** start of STORED ROWS **

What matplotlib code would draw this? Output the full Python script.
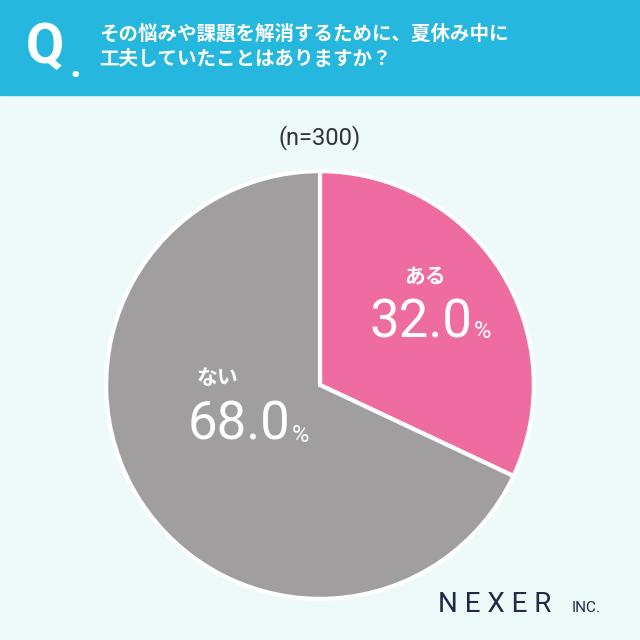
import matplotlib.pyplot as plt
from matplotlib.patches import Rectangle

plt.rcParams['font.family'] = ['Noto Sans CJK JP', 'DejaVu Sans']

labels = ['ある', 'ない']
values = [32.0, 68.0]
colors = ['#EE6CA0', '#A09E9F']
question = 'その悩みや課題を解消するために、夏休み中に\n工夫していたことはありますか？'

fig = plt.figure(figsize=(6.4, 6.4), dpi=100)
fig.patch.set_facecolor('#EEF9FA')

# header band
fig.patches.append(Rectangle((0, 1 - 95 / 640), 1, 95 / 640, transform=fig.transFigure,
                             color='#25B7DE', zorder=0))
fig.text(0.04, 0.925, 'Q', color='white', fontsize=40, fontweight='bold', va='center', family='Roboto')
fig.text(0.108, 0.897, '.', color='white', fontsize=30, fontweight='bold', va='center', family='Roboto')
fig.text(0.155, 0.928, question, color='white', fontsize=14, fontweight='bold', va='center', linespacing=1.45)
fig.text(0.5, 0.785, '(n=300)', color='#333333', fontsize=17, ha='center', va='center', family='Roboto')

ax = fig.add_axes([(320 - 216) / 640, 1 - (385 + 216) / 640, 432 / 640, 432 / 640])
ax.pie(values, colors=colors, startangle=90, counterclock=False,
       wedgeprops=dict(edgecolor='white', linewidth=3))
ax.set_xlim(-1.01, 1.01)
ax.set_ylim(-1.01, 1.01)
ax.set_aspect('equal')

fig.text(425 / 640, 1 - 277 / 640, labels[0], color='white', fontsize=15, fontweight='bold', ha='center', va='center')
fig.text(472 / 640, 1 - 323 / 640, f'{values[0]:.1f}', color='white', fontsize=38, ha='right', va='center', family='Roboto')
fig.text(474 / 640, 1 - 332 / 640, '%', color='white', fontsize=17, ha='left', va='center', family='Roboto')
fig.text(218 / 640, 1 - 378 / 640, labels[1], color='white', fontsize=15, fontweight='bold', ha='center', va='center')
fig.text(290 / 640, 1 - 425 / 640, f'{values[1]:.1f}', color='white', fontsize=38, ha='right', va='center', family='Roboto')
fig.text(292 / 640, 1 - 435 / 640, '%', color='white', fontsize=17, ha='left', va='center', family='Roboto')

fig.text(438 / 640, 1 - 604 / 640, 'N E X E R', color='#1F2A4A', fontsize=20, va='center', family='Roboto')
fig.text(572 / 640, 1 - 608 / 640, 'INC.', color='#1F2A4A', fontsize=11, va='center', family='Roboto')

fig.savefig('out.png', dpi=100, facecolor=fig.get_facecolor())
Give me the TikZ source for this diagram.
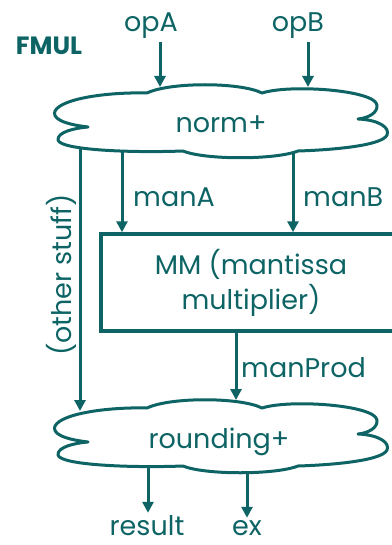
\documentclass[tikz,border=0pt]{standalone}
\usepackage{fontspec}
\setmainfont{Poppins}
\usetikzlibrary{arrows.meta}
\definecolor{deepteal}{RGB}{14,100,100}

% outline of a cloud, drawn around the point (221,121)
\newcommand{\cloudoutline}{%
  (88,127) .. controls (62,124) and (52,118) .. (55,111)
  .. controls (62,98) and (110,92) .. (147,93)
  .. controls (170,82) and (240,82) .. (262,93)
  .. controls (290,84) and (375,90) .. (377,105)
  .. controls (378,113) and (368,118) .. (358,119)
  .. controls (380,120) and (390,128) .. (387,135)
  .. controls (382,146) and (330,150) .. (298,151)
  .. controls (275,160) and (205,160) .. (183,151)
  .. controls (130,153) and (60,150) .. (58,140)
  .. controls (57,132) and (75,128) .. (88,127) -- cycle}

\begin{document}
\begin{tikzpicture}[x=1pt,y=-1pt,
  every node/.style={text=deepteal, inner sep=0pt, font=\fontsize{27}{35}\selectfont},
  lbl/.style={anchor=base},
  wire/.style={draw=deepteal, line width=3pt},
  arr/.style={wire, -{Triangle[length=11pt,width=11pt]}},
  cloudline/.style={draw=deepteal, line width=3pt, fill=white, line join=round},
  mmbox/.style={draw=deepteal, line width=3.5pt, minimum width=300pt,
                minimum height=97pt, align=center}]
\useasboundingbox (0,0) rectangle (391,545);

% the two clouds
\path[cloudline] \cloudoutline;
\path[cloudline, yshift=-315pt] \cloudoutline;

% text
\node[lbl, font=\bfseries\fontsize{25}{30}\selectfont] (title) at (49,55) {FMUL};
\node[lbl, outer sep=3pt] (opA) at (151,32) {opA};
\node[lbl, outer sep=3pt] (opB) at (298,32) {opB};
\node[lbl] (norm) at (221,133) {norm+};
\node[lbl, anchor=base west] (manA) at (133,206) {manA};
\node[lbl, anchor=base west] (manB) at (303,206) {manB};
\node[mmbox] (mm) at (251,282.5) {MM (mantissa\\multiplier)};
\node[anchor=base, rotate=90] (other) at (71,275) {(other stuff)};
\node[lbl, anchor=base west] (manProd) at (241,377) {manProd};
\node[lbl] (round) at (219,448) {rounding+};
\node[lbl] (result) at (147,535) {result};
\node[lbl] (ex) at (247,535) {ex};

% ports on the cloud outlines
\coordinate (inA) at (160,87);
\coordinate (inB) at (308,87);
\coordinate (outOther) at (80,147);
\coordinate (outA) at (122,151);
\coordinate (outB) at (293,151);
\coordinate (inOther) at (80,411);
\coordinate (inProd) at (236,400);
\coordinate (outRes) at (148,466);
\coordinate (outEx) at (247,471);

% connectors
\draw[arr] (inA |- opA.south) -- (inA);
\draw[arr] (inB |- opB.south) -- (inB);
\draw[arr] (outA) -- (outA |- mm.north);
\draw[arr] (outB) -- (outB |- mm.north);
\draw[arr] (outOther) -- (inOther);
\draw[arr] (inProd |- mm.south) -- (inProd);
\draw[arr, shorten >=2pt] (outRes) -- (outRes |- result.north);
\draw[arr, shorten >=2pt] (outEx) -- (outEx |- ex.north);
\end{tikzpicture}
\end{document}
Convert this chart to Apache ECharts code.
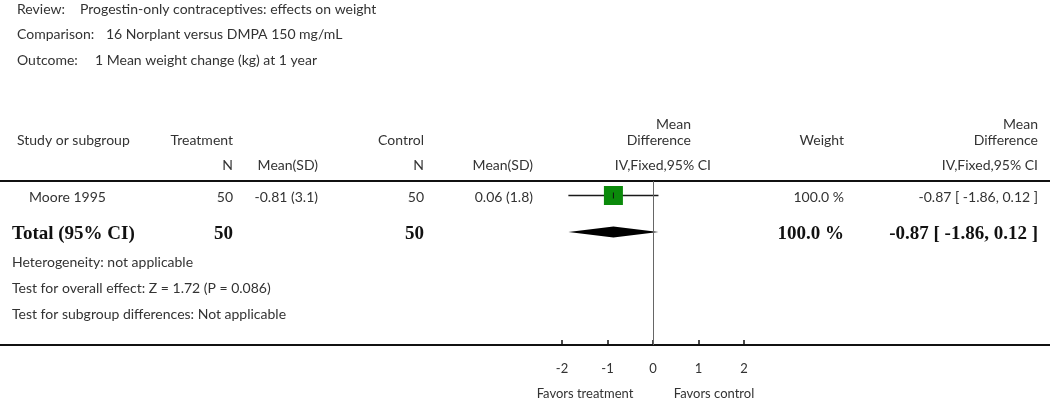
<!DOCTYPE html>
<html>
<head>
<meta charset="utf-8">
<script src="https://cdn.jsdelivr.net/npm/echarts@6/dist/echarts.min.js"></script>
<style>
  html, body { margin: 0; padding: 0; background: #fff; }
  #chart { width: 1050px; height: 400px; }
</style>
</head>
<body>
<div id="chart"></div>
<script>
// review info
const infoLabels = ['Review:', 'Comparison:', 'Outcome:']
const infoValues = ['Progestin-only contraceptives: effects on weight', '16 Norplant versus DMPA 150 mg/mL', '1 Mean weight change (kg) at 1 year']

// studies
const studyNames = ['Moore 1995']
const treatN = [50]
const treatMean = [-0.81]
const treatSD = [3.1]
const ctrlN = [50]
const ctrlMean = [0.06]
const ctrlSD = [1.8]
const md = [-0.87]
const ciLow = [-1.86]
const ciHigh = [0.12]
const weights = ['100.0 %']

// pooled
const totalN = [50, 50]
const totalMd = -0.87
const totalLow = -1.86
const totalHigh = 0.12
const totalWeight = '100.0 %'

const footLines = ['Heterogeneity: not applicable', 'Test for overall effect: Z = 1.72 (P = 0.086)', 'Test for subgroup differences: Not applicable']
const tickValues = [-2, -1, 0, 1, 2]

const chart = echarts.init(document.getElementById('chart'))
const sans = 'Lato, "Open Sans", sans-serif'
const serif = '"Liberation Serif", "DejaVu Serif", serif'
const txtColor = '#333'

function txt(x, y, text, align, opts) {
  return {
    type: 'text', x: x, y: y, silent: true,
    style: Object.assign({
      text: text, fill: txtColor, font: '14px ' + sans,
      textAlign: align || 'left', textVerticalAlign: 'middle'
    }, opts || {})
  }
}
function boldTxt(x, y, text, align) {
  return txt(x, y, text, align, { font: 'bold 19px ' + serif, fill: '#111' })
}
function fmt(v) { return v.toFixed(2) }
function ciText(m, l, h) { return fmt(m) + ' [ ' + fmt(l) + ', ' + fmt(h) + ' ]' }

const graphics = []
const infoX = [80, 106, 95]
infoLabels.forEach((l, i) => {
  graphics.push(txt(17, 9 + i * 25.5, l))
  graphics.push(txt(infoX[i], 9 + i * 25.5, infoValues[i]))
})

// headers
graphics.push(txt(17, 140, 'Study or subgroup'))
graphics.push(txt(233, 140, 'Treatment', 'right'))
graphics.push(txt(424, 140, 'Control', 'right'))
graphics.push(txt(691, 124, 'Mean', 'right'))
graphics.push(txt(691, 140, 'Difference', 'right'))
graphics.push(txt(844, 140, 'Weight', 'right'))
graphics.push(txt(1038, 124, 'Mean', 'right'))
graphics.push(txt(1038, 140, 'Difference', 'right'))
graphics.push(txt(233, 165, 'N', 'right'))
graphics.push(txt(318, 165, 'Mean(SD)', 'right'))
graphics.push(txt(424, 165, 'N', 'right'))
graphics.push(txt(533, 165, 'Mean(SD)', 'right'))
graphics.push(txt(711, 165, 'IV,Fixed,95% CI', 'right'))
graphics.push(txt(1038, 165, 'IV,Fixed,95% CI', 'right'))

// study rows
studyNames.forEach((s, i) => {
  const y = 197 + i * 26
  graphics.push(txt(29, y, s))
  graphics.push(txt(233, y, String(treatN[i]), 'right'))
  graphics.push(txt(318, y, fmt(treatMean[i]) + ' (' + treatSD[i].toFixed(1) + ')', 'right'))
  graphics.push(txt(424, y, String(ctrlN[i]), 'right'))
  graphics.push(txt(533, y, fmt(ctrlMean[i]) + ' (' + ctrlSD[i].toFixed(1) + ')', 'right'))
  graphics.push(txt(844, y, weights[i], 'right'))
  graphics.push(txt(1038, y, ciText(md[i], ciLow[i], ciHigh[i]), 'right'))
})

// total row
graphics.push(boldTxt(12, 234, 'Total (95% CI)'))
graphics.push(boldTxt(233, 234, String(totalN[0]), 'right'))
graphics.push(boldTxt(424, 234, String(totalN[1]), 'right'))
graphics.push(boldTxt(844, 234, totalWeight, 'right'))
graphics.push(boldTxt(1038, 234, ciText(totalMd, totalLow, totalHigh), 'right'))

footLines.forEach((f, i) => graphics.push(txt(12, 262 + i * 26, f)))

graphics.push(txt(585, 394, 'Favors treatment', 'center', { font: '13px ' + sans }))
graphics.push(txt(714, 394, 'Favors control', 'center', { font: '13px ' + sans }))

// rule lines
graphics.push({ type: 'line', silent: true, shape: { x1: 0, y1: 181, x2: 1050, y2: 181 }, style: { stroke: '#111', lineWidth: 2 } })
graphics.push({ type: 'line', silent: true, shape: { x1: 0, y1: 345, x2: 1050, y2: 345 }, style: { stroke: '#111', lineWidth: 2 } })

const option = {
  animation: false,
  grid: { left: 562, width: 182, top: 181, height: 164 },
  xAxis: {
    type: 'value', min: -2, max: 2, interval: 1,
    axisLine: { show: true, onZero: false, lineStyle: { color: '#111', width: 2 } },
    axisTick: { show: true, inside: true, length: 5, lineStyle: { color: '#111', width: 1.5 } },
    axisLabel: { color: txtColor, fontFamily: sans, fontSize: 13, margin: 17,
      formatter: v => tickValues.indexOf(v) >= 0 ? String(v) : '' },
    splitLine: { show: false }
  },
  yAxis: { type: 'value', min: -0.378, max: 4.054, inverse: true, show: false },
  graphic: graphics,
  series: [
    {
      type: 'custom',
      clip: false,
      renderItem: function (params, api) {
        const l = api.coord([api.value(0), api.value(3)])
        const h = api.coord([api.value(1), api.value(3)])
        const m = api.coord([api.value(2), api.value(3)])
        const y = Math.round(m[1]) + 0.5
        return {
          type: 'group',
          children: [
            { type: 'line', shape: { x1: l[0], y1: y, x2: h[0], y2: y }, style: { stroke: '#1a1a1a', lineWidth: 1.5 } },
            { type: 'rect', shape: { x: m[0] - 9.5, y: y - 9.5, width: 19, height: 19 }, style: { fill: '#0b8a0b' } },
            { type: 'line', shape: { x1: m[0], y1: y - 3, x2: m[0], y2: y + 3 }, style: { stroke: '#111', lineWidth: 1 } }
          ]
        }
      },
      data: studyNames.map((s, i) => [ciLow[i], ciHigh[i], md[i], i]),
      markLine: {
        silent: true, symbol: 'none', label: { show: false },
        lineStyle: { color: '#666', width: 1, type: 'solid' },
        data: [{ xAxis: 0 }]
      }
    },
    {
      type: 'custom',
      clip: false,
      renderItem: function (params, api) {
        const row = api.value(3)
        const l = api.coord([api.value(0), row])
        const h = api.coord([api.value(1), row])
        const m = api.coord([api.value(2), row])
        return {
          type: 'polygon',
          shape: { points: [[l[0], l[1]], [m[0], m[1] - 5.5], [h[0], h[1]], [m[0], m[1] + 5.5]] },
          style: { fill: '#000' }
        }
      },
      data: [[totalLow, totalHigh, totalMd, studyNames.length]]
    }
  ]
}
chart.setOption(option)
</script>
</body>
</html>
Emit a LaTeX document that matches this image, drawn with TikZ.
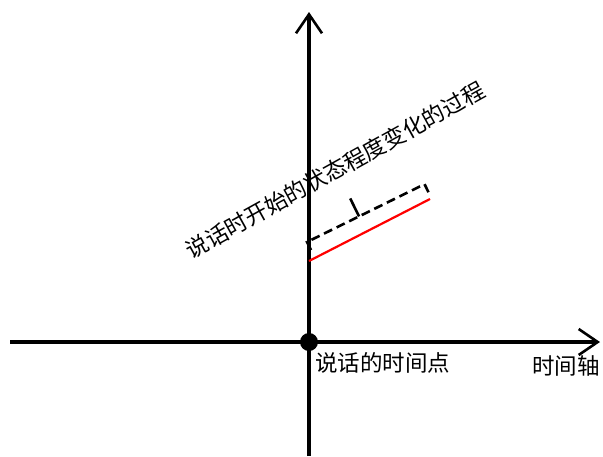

** end of STORED ROWS **

AIM:
Repeat only the lines from the one holding "Give me the TikZ source for this diagram." to the one holding "controls (57,132) and", both ends included, and drop the images.

CORRECT OUTPUT:
Give me the TikZ source for this diagram.
\documentclass[tikz,border=0pt]{standalone}
\usepackage{fontspec}
\setmainfont{Poppins}
\usetikzlibrary{arrows.meta}
\definecolor{deepteal}{RGB}{14,100,100}

% outline of a cloud, drawn around the point (221,121)
\newcommand{\cloudoutline}{%
  (88,127) .. controls (62,124) and (52,118) .. (55,111)
  .. controls (62,98) and (110,92) .. (147,93)
  .. controls (170,82) and (240,82) .. (262,93)
  .. controls (290,84) and (375,90) .. (377,105)
  .. controls (378,113) and (368,118) .. (358,119)
  .. controls (380,120) and (390,128) .. (387,135)
  .. controls (382,146) and (330,150) .. (298,151)
  .. controls (275,160) and (205,160) .. (183,151)
  .. controls (130,153) and (60,150) .. (58,140)
  .. controls (57,132) and (75,128) .. (88,127) -- cycle}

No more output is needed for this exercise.